__STATED GOAL__. Copy exactly the lines of the material below that run from the one containing "Reproduce this chart with Apache ECharts." through the one containing "var yTicks = [-3000, -1500, 0, 1500, 3000];". Copy no other lines.

__MATERIAL PROVIDED__.

— Start —

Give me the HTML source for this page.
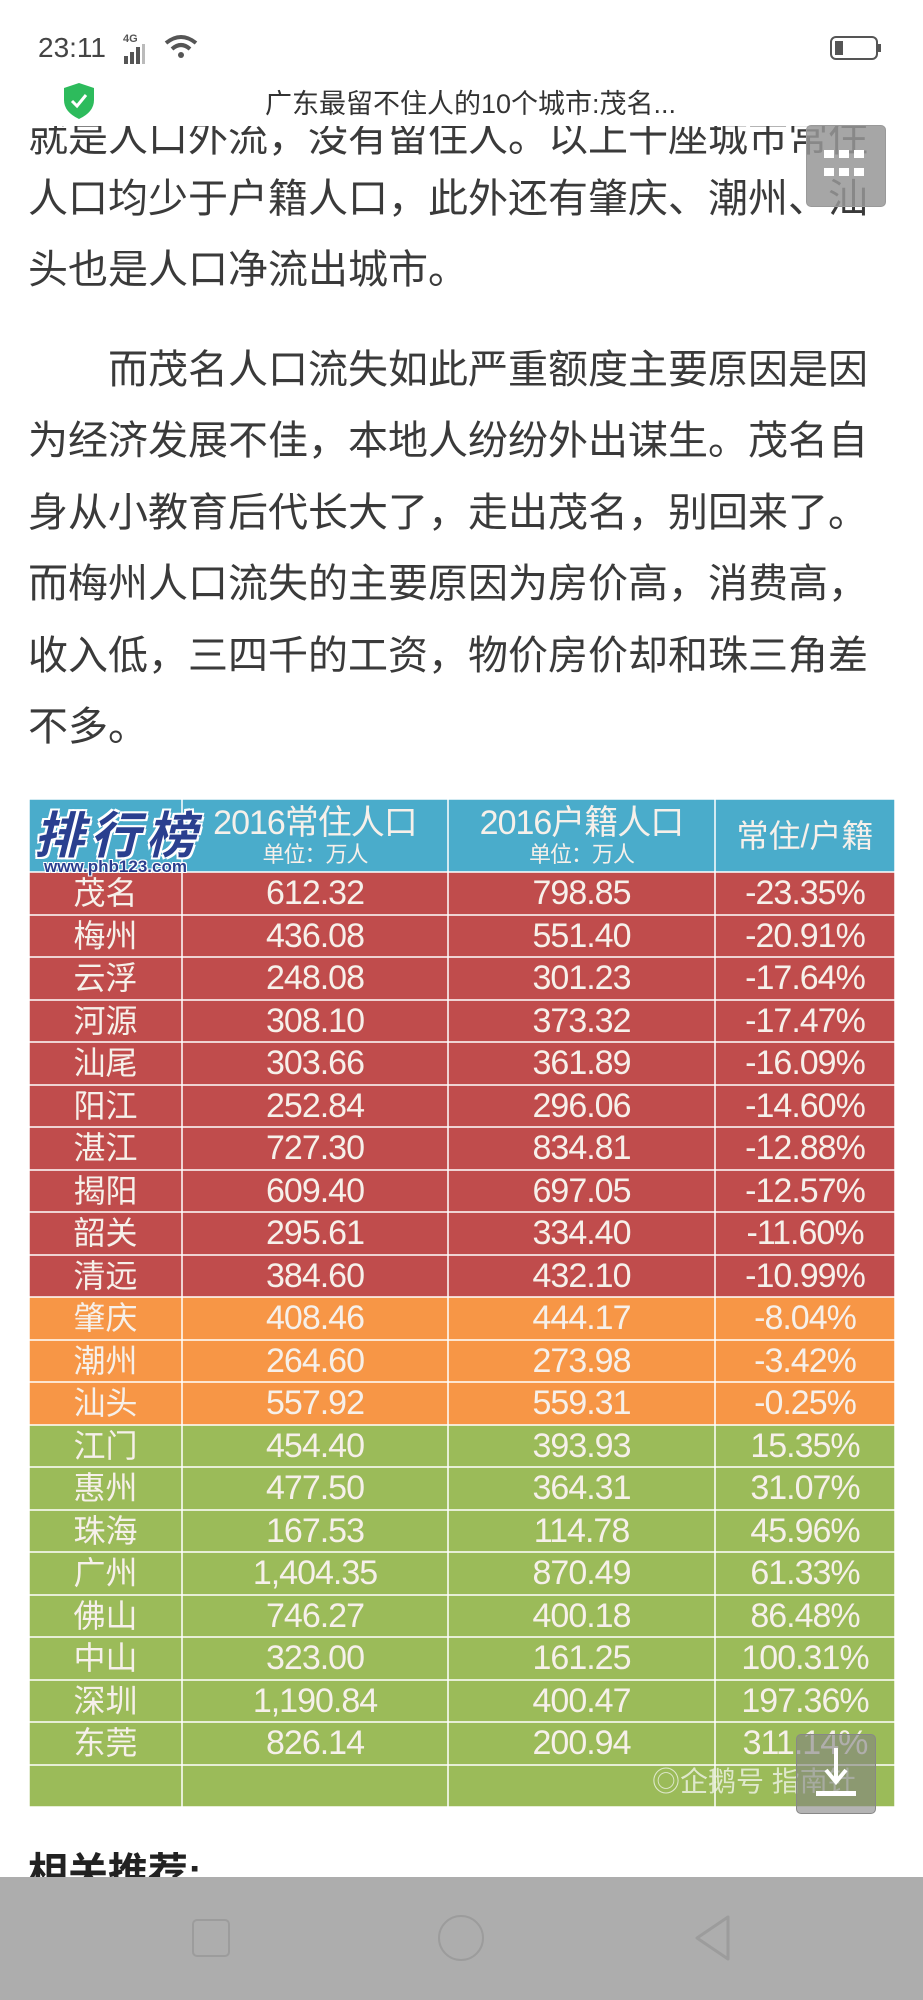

— End —
— Start —

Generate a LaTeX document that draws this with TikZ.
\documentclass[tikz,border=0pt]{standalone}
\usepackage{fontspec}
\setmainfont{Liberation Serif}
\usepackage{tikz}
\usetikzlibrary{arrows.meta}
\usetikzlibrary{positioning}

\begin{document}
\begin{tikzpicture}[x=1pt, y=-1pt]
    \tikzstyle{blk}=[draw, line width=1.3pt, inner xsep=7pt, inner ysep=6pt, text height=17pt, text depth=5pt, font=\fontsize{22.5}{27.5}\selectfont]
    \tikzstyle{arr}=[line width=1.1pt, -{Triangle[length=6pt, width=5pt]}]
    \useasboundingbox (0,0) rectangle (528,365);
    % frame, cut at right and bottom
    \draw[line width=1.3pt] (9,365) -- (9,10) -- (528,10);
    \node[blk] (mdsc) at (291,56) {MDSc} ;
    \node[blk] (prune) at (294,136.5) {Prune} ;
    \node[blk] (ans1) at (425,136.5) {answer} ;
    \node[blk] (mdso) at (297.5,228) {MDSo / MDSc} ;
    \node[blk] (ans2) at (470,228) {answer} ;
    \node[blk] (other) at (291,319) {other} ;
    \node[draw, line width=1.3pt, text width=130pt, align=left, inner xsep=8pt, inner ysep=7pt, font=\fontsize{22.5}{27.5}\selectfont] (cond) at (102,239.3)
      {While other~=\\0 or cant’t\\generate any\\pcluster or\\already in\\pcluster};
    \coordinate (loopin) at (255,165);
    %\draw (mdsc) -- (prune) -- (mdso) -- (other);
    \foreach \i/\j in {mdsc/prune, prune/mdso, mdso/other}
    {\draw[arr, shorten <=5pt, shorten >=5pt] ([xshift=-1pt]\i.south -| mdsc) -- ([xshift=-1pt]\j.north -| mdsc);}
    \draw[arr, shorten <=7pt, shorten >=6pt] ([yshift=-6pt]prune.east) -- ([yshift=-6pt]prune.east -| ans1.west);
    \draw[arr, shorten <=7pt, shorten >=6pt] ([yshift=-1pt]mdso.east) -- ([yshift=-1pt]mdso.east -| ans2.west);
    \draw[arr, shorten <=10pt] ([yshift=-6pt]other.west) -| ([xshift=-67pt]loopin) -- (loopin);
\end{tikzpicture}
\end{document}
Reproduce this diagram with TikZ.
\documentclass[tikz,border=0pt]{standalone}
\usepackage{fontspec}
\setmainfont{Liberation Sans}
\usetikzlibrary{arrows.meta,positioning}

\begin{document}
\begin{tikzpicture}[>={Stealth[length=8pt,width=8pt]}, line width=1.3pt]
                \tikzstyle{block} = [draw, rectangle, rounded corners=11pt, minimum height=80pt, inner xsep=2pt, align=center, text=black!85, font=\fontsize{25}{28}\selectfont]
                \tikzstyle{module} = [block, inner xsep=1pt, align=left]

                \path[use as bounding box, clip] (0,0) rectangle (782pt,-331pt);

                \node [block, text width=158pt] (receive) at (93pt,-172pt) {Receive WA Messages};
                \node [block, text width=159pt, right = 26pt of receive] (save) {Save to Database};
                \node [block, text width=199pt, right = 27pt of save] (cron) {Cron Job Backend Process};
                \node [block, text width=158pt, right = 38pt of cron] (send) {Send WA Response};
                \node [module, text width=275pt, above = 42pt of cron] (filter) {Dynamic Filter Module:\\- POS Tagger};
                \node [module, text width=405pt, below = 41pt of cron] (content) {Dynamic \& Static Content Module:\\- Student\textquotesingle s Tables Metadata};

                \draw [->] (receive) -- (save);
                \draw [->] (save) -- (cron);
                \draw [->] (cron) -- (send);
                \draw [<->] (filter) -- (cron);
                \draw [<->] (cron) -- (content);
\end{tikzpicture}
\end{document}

— End —
— Start —

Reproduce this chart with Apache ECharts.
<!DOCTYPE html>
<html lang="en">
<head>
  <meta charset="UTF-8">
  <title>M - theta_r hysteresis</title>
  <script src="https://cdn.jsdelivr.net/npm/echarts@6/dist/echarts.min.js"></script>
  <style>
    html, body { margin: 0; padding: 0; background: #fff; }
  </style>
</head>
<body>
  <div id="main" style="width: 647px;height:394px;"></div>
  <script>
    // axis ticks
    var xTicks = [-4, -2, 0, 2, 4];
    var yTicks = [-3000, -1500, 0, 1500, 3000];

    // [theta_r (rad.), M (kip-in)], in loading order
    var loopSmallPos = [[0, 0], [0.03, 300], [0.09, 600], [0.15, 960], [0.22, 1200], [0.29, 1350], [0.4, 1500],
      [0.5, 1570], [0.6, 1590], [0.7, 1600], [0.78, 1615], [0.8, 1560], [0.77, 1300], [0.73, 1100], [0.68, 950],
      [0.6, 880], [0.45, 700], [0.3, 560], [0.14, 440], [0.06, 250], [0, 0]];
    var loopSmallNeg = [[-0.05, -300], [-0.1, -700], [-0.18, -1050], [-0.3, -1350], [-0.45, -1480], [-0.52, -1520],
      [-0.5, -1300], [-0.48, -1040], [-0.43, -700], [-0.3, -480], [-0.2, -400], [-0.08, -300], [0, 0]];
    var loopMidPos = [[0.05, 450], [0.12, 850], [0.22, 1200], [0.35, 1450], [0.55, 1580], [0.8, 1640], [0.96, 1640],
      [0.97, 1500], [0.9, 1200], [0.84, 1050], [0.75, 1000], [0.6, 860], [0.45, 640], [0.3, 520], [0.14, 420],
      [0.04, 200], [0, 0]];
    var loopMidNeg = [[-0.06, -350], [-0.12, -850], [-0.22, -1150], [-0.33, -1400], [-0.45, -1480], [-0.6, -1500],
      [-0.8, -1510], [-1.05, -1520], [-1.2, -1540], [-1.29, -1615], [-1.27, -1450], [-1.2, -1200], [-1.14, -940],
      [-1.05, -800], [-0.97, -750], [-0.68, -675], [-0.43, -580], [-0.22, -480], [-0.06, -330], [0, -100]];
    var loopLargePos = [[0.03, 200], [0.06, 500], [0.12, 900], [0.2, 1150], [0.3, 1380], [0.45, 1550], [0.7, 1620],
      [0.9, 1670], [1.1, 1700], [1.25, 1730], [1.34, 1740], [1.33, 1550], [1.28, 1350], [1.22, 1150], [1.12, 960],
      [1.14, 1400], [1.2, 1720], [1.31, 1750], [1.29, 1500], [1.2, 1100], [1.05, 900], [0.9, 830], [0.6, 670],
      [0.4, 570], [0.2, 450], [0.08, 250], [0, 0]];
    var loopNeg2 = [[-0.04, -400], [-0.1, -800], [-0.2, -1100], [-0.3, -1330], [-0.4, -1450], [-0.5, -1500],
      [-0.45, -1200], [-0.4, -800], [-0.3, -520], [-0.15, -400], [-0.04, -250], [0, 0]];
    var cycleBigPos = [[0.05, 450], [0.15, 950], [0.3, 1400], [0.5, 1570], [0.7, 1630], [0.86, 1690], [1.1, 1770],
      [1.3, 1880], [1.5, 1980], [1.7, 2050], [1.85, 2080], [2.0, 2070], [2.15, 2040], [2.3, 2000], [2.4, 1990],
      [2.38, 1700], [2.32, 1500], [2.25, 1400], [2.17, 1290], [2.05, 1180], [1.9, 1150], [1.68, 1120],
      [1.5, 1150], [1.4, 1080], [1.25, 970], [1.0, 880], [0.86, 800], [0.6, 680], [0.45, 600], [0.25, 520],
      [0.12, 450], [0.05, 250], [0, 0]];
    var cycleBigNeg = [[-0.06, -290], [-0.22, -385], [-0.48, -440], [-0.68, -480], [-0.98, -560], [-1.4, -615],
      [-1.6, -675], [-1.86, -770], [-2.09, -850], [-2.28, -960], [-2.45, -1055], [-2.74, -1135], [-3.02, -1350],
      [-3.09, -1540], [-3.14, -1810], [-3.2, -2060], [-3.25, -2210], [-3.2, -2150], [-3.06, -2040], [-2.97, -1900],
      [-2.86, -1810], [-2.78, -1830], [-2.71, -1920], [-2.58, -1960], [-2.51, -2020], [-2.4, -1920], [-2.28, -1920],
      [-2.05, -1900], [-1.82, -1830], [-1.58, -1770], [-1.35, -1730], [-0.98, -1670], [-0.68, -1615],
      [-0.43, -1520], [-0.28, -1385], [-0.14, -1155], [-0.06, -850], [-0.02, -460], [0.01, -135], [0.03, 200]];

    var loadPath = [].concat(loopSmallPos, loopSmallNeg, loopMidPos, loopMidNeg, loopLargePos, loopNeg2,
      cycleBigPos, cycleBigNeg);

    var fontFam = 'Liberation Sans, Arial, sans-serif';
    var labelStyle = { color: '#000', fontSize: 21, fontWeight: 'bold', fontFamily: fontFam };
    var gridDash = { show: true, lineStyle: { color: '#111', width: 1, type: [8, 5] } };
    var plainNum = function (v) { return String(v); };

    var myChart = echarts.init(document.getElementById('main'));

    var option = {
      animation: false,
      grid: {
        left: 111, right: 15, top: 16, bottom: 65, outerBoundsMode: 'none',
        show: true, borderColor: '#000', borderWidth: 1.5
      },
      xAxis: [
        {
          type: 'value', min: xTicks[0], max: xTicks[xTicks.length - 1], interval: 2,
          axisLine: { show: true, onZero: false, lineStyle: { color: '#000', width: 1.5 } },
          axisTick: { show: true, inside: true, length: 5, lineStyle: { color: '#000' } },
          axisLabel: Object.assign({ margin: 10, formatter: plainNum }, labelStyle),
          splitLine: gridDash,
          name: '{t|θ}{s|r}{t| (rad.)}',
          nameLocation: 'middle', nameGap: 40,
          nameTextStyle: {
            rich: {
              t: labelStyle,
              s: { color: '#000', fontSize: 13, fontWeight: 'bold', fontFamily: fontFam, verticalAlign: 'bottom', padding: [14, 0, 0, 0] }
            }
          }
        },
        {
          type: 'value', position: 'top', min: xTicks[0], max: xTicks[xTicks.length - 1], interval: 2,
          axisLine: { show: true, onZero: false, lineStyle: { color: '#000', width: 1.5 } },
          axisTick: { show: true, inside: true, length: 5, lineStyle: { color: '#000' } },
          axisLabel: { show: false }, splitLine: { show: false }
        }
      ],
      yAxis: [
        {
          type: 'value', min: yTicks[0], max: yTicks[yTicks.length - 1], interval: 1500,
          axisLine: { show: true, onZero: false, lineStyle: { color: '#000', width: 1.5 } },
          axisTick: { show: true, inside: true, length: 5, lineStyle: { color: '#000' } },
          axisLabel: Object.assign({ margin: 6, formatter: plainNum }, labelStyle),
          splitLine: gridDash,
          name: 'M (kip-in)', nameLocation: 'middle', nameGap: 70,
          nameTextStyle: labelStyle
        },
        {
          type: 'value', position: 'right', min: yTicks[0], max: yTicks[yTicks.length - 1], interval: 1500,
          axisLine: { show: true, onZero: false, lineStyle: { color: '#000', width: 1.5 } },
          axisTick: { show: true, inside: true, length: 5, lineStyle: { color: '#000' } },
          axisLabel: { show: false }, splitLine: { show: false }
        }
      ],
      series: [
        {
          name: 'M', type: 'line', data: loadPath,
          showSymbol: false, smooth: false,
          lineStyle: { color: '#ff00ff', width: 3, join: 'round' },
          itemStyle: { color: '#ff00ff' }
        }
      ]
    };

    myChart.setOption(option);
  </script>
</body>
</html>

— End —

__OUTPUT FOR THIS TASK__.
Reproduce this chart with Apache ECharts.
<!DOCTYPE html>
<html lang="en">
<head>
  <meta charset="UTF-8">
  <title>M - theta_r hysteresis</title>
  <script src="https://cdn.jsdelivr.net/npm/echarts@6/dist/echarts.min.js"></script>
  <style>
    html, body { margin: 0; padding: 0; background: #fff; }
  </style>
</head>
<body>
  <div id="main" style="width: 647px;height:394px;"></div>
  <script>
    // axis ticks
    var xTicks = [-4, -2, 0, 2, 4];
    var yTicks = [-3000, -1500, 0, 1500, 3000];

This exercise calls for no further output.